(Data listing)
=-=-=
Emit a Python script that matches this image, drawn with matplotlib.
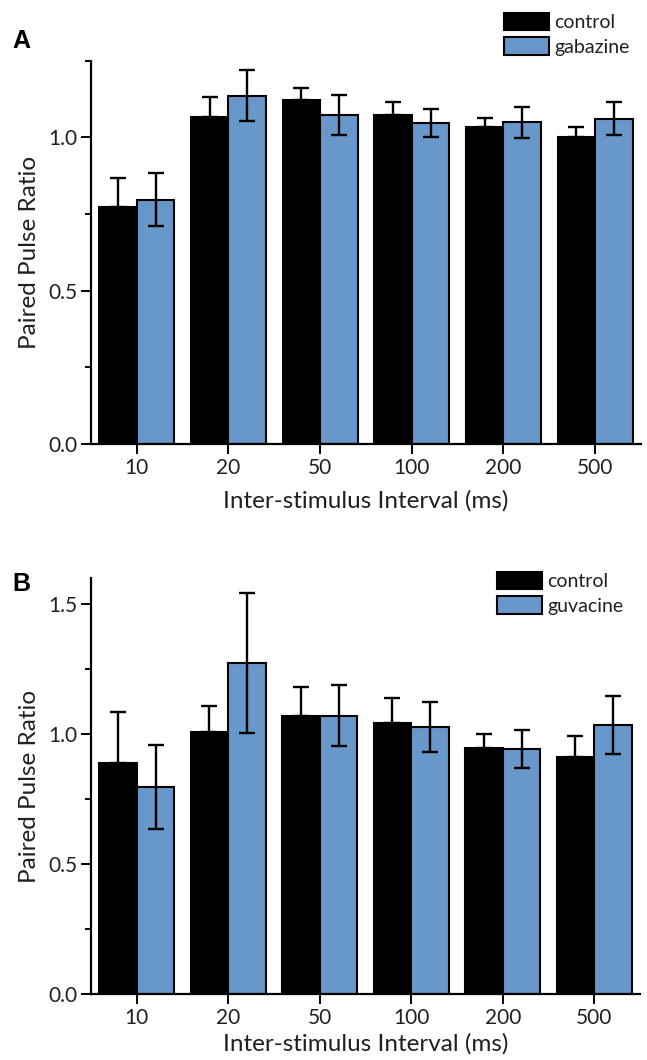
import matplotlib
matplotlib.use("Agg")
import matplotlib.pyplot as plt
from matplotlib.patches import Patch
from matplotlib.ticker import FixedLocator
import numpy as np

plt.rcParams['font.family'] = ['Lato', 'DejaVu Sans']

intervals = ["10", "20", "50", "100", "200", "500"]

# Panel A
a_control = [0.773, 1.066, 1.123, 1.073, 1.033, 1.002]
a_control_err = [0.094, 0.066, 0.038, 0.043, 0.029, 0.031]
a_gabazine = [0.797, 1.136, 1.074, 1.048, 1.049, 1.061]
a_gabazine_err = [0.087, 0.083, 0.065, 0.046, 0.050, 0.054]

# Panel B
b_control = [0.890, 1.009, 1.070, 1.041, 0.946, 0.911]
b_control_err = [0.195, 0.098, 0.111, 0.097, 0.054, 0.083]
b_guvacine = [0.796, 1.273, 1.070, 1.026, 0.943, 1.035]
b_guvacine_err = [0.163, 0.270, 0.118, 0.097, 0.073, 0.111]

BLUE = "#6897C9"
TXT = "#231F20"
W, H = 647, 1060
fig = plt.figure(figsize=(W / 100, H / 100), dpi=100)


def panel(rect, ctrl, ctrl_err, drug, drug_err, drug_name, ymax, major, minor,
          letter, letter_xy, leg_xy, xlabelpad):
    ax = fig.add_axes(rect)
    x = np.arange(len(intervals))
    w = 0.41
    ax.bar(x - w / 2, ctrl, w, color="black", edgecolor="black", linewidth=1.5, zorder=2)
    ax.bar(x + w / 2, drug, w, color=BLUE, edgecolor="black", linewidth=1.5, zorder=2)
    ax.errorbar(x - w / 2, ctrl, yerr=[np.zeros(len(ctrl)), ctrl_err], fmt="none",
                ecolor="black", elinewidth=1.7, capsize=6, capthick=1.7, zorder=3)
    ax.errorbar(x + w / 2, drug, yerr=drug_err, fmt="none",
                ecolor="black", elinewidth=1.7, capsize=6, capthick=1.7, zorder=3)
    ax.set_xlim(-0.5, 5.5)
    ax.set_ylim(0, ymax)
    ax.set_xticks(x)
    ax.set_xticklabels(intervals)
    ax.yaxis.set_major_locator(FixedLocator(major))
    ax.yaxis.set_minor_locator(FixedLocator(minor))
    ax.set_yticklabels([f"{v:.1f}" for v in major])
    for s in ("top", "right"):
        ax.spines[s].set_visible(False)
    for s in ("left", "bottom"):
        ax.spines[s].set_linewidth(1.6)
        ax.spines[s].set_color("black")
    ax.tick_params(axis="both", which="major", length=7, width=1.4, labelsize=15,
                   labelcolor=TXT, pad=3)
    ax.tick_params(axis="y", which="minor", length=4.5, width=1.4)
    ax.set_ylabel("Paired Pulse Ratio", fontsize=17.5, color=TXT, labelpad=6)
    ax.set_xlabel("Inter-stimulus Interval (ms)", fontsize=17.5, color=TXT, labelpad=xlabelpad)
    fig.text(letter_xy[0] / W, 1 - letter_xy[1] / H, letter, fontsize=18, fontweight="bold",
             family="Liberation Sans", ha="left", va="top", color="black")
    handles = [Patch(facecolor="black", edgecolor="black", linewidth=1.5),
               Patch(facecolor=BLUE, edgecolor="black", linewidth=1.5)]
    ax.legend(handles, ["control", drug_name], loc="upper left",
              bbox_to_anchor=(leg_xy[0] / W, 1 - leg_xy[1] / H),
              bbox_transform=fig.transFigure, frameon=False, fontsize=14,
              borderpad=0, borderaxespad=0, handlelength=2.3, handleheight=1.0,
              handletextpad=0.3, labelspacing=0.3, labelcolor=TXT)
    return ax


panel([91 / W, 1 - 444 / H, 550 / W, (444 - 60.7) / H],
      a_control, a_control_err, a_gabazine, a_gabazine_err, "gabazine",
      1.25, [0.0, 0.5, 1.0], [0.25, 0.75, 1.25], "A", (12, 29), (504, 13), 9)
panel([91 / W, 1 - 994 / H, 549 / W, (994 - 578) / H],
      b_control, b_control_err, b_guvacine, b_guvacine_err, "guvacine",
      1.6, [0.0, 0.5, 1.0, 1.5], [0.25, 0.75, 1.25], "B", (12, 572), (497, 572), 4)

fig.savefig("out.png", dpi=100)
=-=-=
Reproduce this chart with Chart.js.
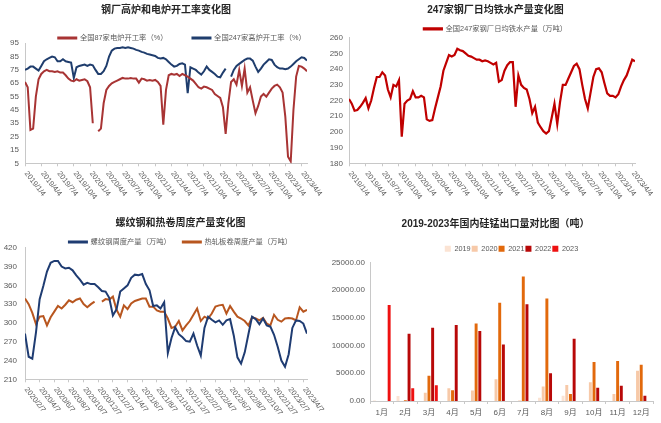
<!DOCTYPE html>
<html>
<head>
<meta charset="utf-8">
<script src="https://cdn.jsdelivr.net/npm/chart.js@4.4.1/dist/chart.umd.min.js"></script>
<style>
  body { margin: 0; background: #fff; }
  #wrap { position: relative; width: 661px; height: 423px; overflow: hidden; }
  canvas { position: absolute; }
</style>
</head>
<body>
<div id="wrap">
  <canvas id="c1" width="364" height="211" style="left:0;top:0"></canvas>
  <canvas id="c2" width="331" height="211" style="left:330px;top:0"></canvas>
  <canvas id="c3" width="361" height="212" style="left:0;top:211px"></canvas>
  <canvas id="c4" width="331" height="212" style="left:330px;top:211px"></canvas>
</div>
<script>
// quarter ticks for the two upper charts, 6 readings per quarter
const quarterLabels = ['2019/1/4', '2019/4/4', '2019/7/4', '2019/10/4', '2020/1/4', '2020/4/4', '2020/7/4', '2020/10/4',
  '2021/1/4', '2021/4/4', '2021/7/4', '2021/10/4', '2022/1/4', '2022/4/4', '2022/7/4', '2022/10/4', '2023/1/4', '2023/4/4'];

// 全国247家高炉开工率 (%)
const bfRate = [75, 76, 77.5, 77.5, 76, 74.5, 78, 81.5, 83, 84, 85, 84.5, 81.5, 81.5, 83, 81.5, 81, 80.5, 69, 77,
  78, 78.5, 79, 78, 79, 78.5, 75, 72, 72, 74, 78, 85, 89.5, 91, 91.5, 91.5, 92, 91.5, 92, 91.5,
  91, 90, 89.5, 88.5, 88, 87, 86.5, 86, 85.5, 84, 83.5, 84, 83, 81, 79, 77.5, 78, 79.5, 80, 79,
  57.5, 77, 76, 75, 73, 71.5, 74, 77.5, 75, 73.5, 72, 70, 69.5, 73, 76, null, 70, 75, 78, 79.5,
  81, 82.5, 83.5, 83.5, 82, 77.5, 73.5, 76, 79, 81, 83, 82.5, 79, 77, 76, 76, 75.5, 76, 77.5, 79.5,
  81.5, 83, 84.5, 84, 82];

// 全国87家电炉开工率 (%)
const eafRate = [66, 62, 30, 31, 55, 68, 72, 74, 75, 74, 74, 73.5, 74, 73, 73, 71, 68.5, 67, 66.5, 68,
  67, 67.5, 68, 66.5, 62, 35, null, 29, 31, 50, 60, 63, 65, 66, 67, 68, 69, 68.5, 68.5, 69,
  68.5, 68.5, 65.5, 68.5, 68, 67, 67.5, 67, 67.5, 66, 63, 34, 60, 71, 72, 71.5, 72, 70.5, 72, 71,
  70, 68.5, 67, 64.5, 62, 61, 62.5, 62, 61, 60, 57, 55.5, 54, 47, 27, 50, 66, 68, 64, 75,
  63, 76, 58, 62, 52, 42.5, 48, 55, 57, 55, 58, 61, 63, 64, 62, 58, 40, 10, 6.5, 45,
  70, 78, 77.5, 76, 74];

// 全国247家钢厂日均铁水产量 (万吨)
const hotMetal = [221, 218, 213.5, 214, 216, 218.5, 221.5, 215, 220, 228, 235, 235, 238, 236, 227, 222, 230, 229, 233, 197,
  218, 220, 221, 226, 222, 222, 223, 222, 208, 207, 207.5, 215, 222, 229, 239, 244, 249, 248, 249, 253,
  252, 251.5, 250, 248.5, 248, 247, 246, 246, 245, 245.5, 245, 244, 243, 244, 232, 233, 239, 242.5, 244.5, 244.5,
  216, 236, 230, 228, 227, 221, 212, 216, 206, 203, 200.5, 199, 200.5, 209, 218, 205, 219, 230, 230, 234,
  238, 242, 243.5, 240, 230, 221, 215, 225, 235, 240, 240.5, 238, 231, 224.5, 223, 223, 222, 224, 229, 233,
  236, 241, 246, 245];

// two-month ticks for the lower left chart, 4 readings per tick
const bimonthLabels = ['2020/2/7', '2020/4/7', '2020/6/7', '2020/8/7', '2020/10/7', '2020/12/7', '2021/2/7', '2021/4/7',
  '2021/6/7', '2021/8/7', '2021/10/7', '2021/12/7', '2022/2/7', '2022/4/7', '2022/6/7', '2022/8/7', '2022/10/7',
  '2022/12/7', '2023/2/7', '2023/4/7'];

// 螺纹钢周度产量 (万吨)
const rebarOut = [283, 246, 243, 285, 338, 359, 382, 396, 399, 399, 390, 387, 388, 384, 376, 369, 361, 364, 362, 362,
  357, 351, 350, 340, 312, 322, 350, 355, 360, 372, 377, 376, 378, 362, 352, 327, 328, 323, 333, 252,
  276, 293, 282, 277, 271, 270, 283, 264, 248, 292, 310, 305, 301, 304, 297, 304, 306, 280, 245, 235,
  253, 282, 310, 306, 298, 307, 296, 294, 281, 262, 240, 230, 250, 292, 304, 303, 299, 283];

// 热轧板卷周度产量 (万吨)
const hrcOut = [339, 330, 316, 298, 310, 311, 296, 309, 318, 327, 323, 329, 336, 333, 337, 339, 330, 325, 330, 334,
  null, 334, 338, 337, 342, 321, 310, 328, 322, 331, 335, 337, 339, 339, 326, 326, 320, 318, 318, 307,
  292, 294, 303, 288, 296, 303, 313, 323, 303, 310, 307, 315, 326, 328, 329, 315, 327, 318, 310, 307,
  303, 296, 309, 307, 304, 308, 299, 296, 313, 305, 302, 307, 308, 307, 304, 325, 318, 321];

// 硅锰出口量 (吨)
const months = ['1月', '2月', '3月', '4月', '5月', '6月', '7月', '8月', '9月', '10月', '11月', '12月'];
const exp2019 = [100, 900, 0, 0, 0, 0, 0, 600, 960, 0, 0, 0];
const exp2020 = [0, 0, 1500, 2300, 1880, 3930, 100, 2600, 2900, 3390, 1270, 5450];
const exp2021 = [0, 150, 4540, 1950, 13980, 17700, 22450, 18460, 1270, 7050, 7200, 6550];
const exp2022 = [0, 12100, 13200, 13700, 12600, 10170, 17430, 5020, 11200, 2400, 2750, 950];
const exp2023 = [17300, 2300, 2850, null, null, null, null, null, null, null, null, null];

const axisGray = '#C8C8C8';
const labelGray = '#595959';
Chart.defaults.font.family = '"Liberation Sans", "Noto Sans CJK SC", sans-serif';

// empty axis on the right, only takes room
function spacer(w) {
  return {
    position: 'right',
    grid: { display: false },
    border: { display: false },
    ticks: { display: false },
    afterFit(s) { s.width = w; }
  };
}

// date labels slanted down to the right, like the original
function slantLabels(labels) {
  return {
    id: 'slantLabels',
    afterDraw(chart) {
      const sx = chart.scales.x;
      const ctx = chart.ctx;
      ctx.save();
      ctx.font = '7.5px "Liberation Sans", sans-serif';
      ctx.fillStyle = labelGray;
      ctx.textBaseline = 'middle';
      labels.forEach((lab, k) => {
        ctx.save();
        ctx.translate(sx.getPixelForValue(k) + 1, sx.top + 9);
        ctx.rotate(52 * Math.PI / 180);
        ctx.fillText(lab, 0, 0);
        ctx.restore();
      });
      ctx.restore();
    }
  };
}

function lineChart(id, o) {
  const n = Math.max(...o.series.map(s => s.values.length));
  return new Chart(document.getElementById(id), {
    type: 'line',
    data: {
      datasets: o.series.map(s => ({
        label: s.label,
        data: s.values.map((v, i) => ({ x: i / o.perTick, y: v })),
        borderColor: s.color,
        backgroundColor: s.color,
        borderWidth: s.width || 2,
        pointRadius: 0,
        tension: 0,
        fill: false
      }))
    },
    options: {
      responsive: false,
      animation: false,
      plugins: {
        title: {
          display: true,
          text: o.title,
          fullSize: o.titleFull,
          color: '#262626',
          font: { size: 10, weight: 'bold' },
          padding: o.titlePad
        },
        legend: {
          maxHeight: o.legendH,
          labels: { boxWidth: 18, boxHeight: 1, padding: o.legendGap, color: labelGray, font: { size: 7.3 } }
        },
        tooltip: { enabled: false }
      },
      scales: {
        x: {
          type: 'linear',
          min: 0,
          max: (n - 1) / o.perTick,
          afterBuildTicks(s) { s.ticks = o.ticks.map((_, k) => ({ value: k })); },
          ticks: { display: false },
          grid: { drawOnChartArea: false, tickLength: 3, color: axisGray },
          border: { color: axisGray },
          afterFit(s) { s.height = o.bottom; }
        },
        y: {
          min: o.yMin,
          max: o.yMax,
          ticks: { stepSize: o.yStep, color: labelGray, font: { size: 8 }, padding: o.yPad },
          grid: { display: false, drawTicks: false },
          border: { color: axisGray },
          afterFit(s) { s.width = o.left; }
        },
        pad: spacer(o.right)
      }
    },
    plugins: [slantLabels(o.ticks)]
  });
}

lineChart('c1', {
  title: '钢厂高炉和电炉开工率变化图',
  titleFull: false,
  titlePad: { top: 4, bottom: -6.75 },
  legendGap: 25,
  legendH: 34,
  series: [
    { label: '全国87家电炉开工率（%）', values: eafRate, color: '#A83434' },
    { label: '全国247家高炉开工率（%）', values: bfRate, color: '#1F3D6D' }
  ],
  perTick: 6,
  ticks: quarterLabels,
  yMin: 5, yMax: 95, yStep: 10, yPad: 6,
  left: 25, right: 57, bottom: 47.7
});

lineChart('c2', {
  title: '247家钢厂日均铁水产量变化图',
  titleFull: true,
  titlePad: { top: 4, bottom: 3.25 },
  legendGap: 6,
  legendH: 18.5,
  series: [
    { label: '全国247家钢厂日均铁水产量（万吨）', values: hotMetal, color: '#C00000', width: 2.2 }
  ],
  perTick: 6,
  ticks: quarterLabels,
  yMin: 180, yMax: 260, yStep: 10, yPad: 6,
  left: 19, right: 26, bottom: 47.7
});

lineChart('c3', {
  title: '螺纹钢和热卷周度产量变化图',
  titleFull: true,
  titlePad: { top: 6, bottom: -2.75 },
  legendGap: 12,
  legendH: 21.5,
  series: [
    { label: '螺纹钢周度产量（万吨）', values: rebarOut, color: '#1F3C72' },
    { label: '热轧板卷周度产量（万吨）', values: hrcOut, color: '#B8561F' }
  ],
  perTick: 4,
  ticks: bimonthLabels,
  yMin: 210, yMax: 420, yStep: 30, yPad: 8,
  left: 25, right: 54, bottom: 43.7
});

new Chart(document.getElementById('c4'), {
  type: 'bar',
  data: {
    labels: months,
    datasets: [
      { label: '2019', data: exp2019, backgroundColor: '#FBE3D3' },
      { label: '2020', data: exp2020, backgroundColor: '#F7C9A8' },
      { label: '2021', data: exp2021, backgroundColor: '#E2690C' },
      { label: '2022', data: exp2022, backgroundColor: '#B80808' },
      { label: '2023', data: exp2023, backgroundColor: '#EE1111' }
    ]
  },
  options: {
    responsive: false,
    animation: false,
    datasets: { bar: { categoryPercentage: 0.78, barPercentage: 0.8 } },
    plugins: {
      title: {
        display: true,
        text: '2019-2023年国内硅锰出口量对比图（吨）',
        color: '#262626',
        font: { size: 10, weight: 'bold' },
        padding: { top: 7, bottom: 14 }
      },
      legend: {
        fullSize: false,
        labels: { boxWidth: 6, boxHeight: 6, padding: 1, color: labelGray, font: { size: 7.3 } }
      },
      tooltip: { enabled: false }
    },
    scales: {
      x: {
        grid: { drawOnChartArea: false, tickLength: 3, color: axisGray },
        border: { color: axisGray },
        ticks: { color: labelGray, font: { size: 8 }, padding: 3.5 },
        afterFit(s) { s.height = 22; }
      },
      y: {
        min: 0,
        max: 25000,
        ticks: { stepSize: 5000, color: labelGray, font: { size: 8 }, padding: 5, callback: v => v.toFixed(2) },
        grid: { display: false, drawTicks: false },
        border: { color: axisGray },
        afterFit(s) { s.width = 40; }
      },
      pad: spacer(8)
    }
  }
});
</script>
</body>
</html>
=-=-=
**Short problem:** Pick each line holding the word "with" out of the listing.

**Answer to this task:**
Emit a Python script that matches this image, drawn with matplotlib.
Reproduce this chart with Chart.js.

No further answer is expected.